The Responsibility of Government in Building Civic Engagement
We should all see it as part of our civic duty to contribute toward the common good. However, many people do not connect with the governing process in a meaningful way. Perhaps this is where government can do more by further engaging citizens and driving civic awareness.
Fortunately, there are a number of ways, already tested at multiple levels of government, that citizens can interact with public organizations and contribute to improved services for all. Such examples are summarized below, and provide excellent models for government to enhance citizen engagement.
Identifying issues that matter – Defining the problem is just as important as developing a solution. It is easy to jump straight to solutions without properly understanding the problem, and more significantly, understanding which problems matter most. This is where citizen input, particularly via crowdsourcing, or the collection of inputs from large groups of people, can be effective. Examples of issue identification include:
- SeeClickFix – A mobile application where citizens can report non-emergency issues in their cities. Over 2.1 million issues have been fixed as a result.
- We the People – This website allows users to create and/or sign petitions to call on the White House to take action on particular issues. If a petition has 100,000 signatures in 30 days, it is sent to White House for consideration. Since its inception five years ago, millions of Americans have contributed to the site.

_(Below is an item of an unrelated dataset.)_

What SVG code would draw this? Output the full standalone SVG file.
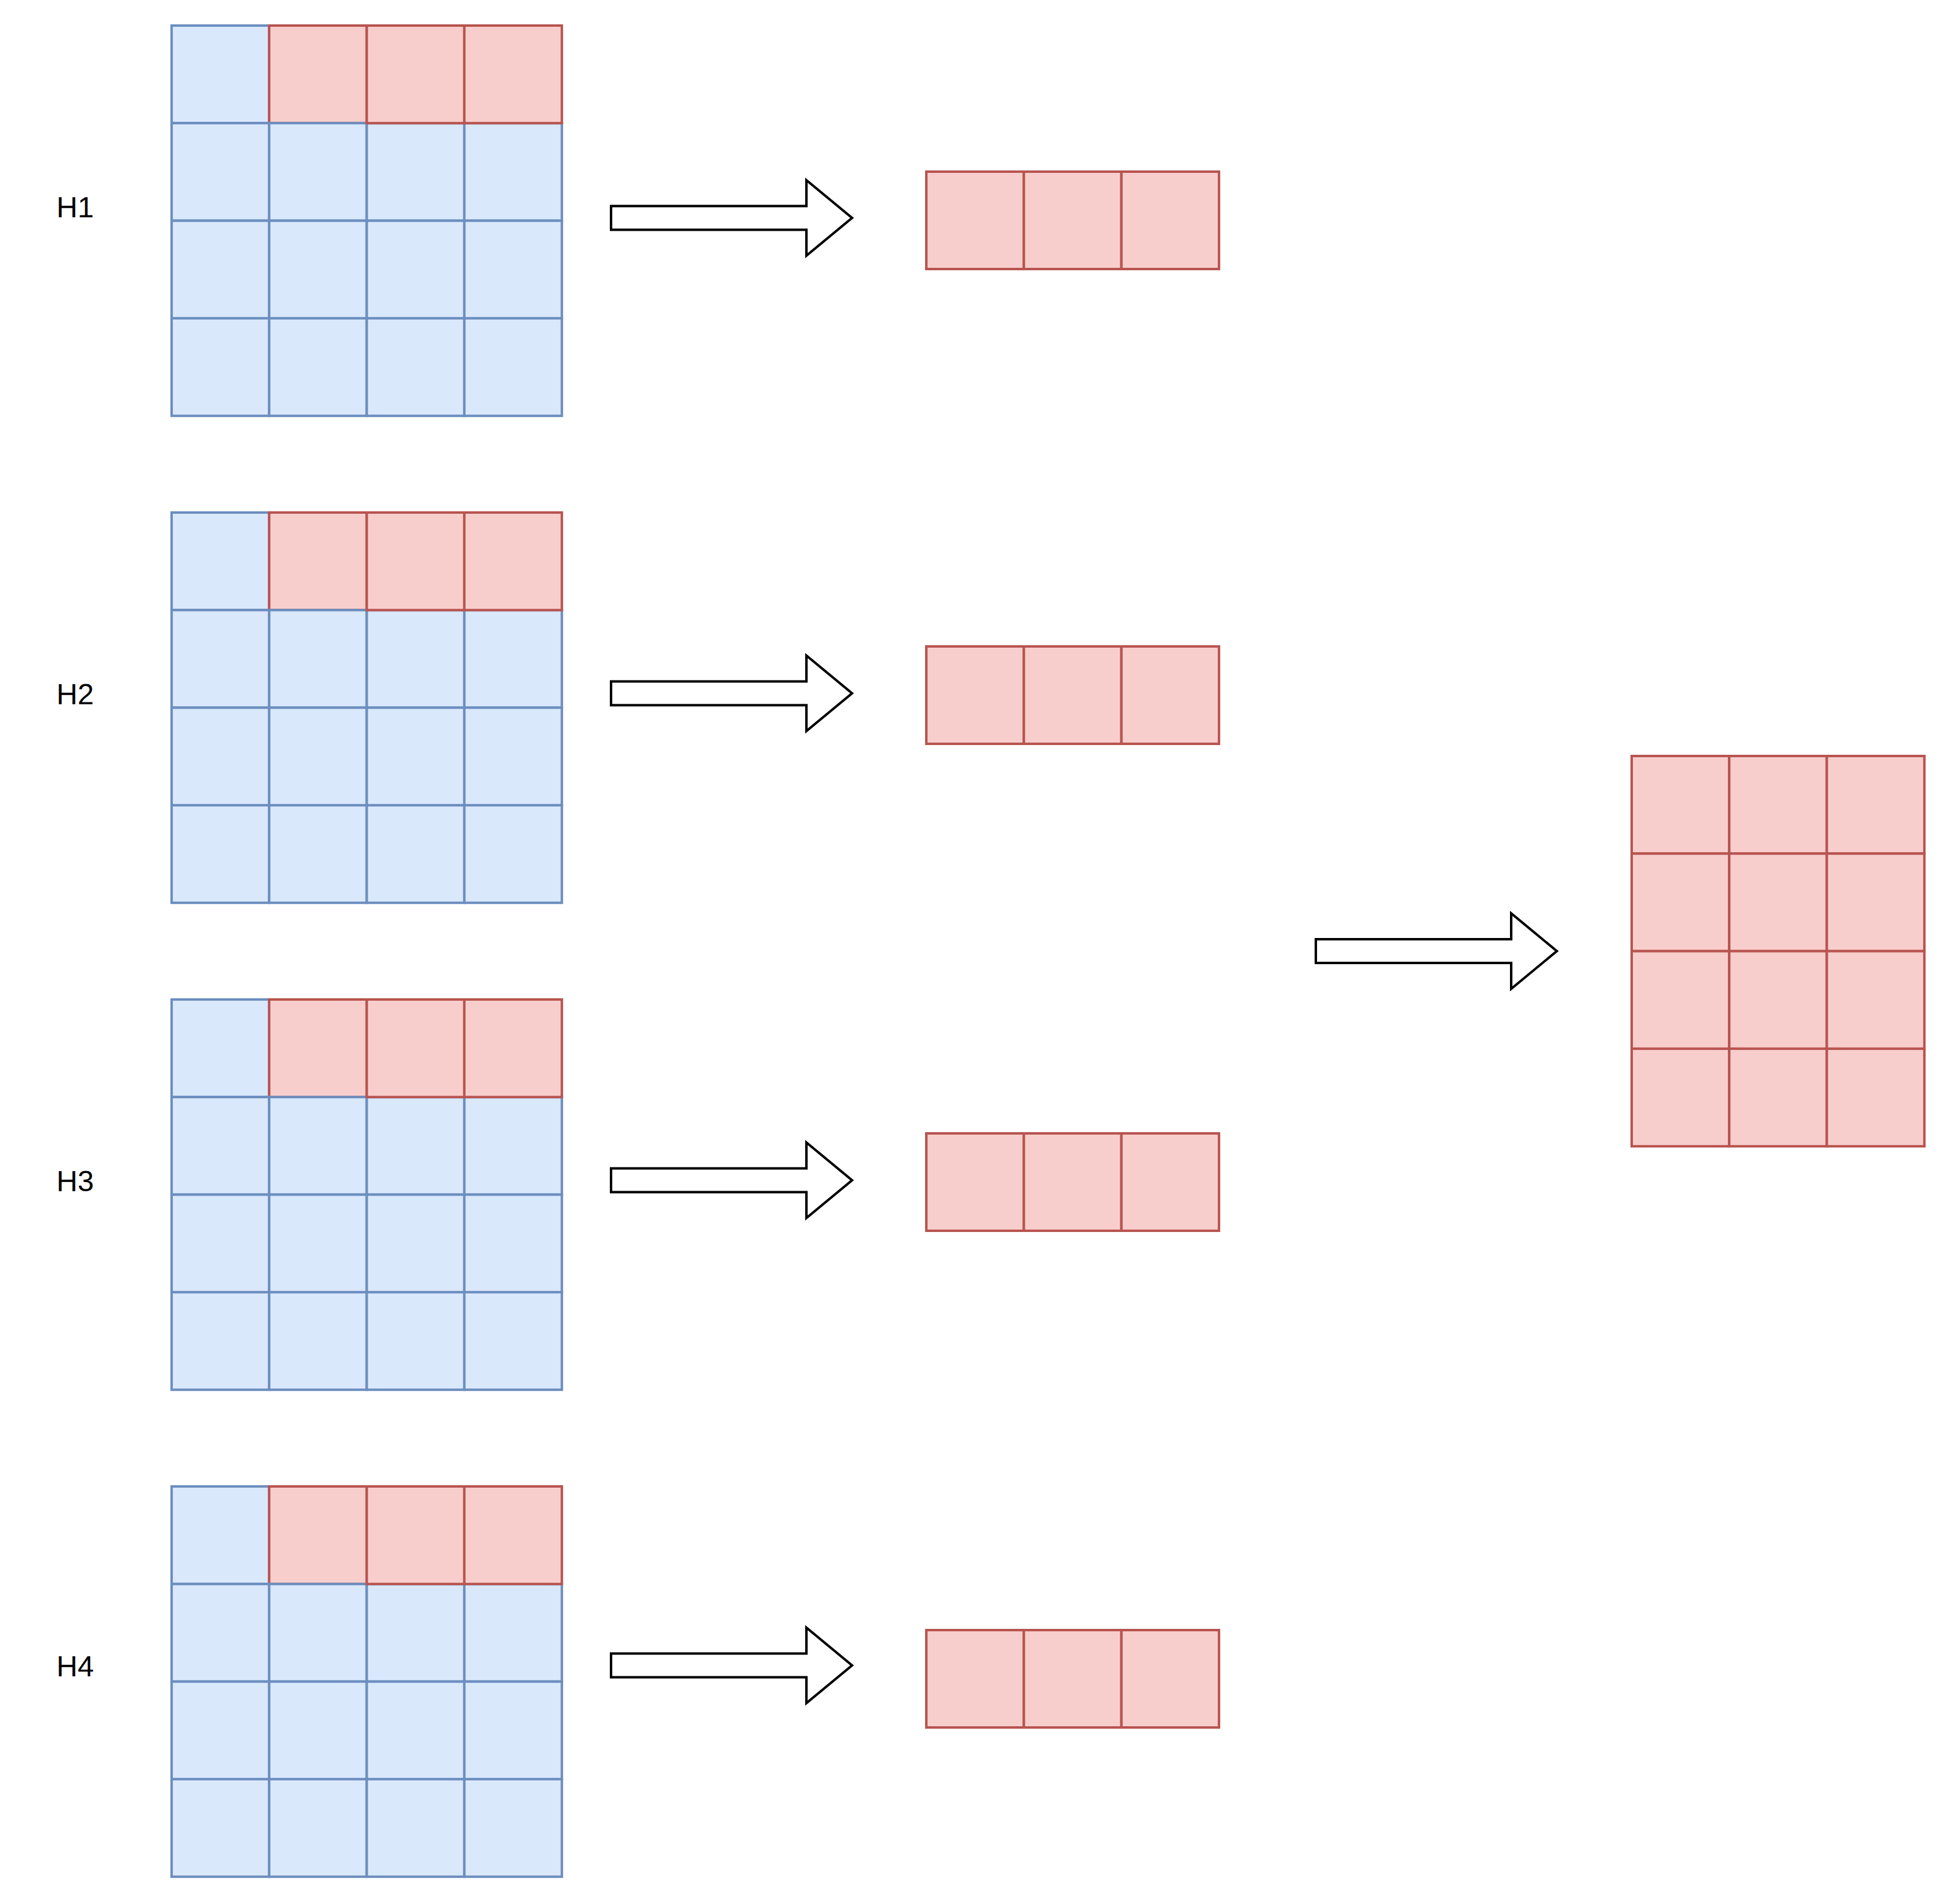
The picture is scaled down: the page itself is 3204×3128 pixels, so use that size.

- Hack the Pentagon – A hackathon run by the Department of Defense to identify potential vulnerabilities on their websites. 1,410 participants registered for the hackathon and identified 138 unique, legitimate vulnerabilities.
Developing solutions to complex issues – It is amazing what can be achieved when the collective intelligence is leveraged. Experts, both in and out of government, can work together to solve complex issues through a variety of methods such as hackathons, contests, awards, and open data, without physical or geographical limitations. Examples include:
- NYC BigApps – A competition that asked participants to make New York City a better place for all its residents. Selected solutions helped address affordable housing, waste, energy, and public benefits.
- Challenge.gov – A central portal for federal prizes and competitions, which allows citizens to submit solutions. There have been more than 640 competitions, 250,000 participants, and over $220 million in prizes awarded.
- Code for America – A nonprofit that partners with government organizations to redesign public services by bringing together citizen technologists and developers to help their communities.
Delivering improved services – Citizens can act as a natural extension of a government organization, enhancing the services delivered to other citizens through the course of their own experiences or expertise. A few examples of citizens co-delivering government services include:
- MyTSA – An interactive mobile and web application that allows users to post security line wait times keeping other travelers and transportation stakeholders informed and prepared, perhaps also improving the flow of traffic through security lines. This app also provides users with key information in one place like airport status and a list of prohibited items, which could also be leveraged.
- NOAA’s mPING – A mobile application, which allows people to submit a weather observation to the National Severe Storms Laboratory database. NOAA’s National Weather Service uses the information to provide better forecasts and to develop improved radar and forecasting technologies.
- IRS’s Volunteer Income Tax Assistance (VITA) – A program that recruits accounting students, who receive training from the IRS, to assist low-income citizens with preparing their tax returns for free. During the 2015 tax season there were over 90,000 volunteers who helped to prepare 3.7 million tax returns.
There are hundreds of examples of government organizations utilizing citizens to improve outcomes. However, creating these programs is only the first step. Organizations must also consider how they can get the best results, for instance, by targeting the right audience. As Beth Noveck describes, “the key is for government to move from crowdsourcing widely to crowdsourcing wisely.” In addition, once organizations can identify the target contributors, they must determine how best to reach and engage that particular group. Finally, what is done after inputs are received to put those good ideas into action is just as critical as the steps leading up to it.
While citizens find ways to more actively fulfill their civic duty and contribute to the common good, the responsibility of government organizations is to create the environment, means, and awareness of how to do that.